Jason Mott / L’invisibilità del bambino nero

Jason Mott, Che razza di libro!, tr. Valentina Daniele, NNE, pp. 320, euro 19,00 stampa, euro 9,99 epub

Molti anni sono trascorsi dall’uscita di Invisible man, romanzo nel quale Ralph Ellison definiva l’essere nero come una vera e propria malattia dell’anima. Se le persone ti guardano senza vederti, inizi a dubitare della tua stessa identità. Ti guardi nello specchio, per scorgere un volto sconosciuto. In Hell of a book!, vincitore del National Book Award 2021, Jason Mott aggiorna il tema alla realtà odierna. L’invisibilità diviene allora una difesa, un trucco impossibile per sottrarsi al mondo e alla sua brutalità. In Ellison l’invisibilità è una negazione di valore, un gesto di sdegno, mentre in Mott appare come un’utopia di salvezza. Il bambino dalla pelle nerissima come un pozzo profondo, dove la luce non ha mai avuto albergo, immagina di poter eludere gli sguardi degli altri, di poter dimenticare la propria condanna. Scopriremo poi che è stato ucciso da un poliziotto troppo zelante, che la sua vicenda è una delle tante alle quali ci ha abituati la cronaca statunitense.

Il razzismo si mostra in tutta la sua inarrestabile brutalità. La colonna sonora dell’America è quella dei colpi di pistola, dei cortei di protesta e delle tensioni sociali. Mott riesce a costruire un libro originale e ardito, ironico e commovente. Il protagonista è uno scrittore ritratto mentre sta girando gli Stati Uniti nel tour promozionale del suo romanzo di esordio, che si chiama appunto Che razza di libro! Alla sua prima apparizione lo vediamo scappare dalla furia del marito di un’amante occasionale, nudo in un albergo quasi deserto, braccato come un cane randagio. Le sue funamboliche peripezie si alternano a quelle del bambino, chiamato Nerofumo per via della pelle scurissima. Le loro storie si intrecciano in un percorso in bilico fra realtà e immaginazione. Lo scrittore cerca di sottrarsi alle pastoie imposte dal suo essere nero. “Gli scrittori bianchi non devono scrivere per forza dell’essere bianchi. Possono scrivere i libri che vogliono. Ma visto che sono nero…” Una prospettiva immediatamente rovesciata dalla sua agente, secondo la quale “l’ultima cosa di cui la gente vuol sentir parlare è l’essere neri”.

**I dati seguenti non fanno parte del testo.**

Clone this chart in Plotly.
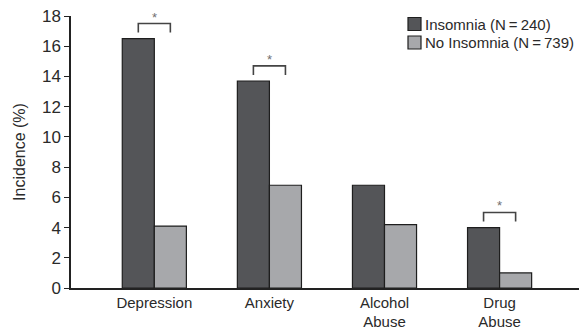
import plotly.graph_objects as go

# Incidence of psychiatric conditions by insomnia status
categories = ["Depression", "Anxiety", "Alcohol<br>Abuse", "Drug<br>Abuse"]
insomnia = [16.5, 13.7, 6.8, 4.0]
no_insomnia = [4.1, 6.8, 4.2, 1.0]
significant = [True, True, False, True]
series_names = ["Insomnia (N\u2009=\u2009240)", "No Insomnia (N\u2009=\u2009739)"]
y_ticks = [0, 2, 4, 6, 8, 10, 12, 14, 16, 18]

FONT = "Liberation Sans, Arial, Helvetica, sans-serif"
TEXT = "#2a2a2a"
EDGE = "#1e1e1e"
COLORS = ["#545558", "#a7a8ab"]
BARGAP = 0.443

fig = go.Figure()
for name, vals, col in zip(series_names, [insomnia, no_insomnia], COLORS):
    fig.add_trace(go.Bar(x=categories, y=vals, name=name,
                         marker=dict(color=col, line=dict(color=EDGE, width=1.2))))

# Significance brackets spanning the two bars of a group
half = (1 - BARGAP) / 4
for i, (a, b, sig) in enumerate(zip(insomnia, no_insomnia, significant)):
    if not sig:
        continue
    top = max(a, b)
    y_line = top + 1.0
    y_leg = top + 0.4
    fig.add_shape(type="path",
                  path=f"M {i - half} {y_leg} L {i - half} {y_line} L {i + half} {y_line} L {i + half} {y_leg}",
                  line=dict(color="#444444", width=1.6), xref="x", yref="y")
    fig.add_annotation(x=i, y=y_line, text="*", showarrow=False, yanchor="bottom",
                       yshift=-3, font=dict(family=FONT, size=13, color="#707070"))

# Compact legend: swatch immediately followed by its label
legend_x = 408
legend_rows = [24, 42.5]
for name, col, yc in zip(series_names, COLORS, legend_rows):
    fig.add_shape(type="rect", xref="paper", yref="paper",
                  x0=(legend_x - 71) / 508, x1=(legend_x + 13 - 71) / 508,
                  y0=(288 - yc - 6.5) / 272, y1=(288 - yc + 6.5) / 272,
                  fillcolor=col, line=dict(color=EDGE, width=1.2))
    fig.add_annotation(xref="paper", yref="paper", x=(legend_x + 15 - 71) / 508,
                       y=(288 - yc) / 272, text=name, showarrow=False,
                       xanchor="left", yanchor="middle",
                       font=dict(family=FONT, size=15, color=TEXT))

fig.update_layout(
    width=579, height=329,
    margin=dict(l=71, r=0, t=16, b=41, autoexpand=False),
    paper_bgcolor="white", plot_bgcolor="white",
    barmode="group", bargap=BARGAP, bargroupgap=0,
    font=dict(family=FONT, size=16, color=TEXT),
    showlegend=False,
    xaxis=dict(range=[-0.724, 3.69], showline=True, linecolor="#222222", linewidth=1.5,
               ticks="", showgrid=False, zeroline=False,
               tickfont=dict(size=15, color=TEXT)),
    yaxis=dict(range=[0, 18], tickvals=y_ticks, showline=True, linecolor="#222222",
               linewidth=1.5, ticks="outside", ticklen=5, tickwidth=1.3, tickcolor="#222222",
               showgrid=False, zeroline=False, tickfont=dict(size=17, color=TEXT),
               title=dict(text="Incidence (%)", font=dict(size=16, color=TEXT), standoff=12)),
)

fig.write_html("out.html")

Eppure Mott riesce a parlarne in maniera leggera e profonda al tempo stesso, descrivendo un’America schiava delle armi e della violenza. Anche la scrittura è in realtà una prigione. Mott sembra cercare il modo giusto di narrare la propria storia, una vicenda che sgomenta, quasi troppo grande da raccontare. Tutti vogliono sapere quello che farai in futuro, mentre quello che hai fatto viene consumato in un tempo molto breve. L’invisibilità allora non è solo quella dei neri, ma coinvolge la realtà intera. Nel mondo odierno tutti appaiono come immagini incerte su uno schermo. “Più invecchi, più scopri che sta crollando tutto, e anzi è peggio: crolla tutto da sempre”. I sogni svaniscono sotto la pressione della realtà che affonda i denti nella carne. Alla fine si resta soli, con la consapevolezza che “nessuno cercherà giustizia per le persone come te”. Ne risulta l’immagine crudele di un’America lacerata, costituita da una nazione nata in esilio nel ventre dell’altra, un luogo nel quale bisogna convivere con il dolore, coltivando la fragile utopia della speranza.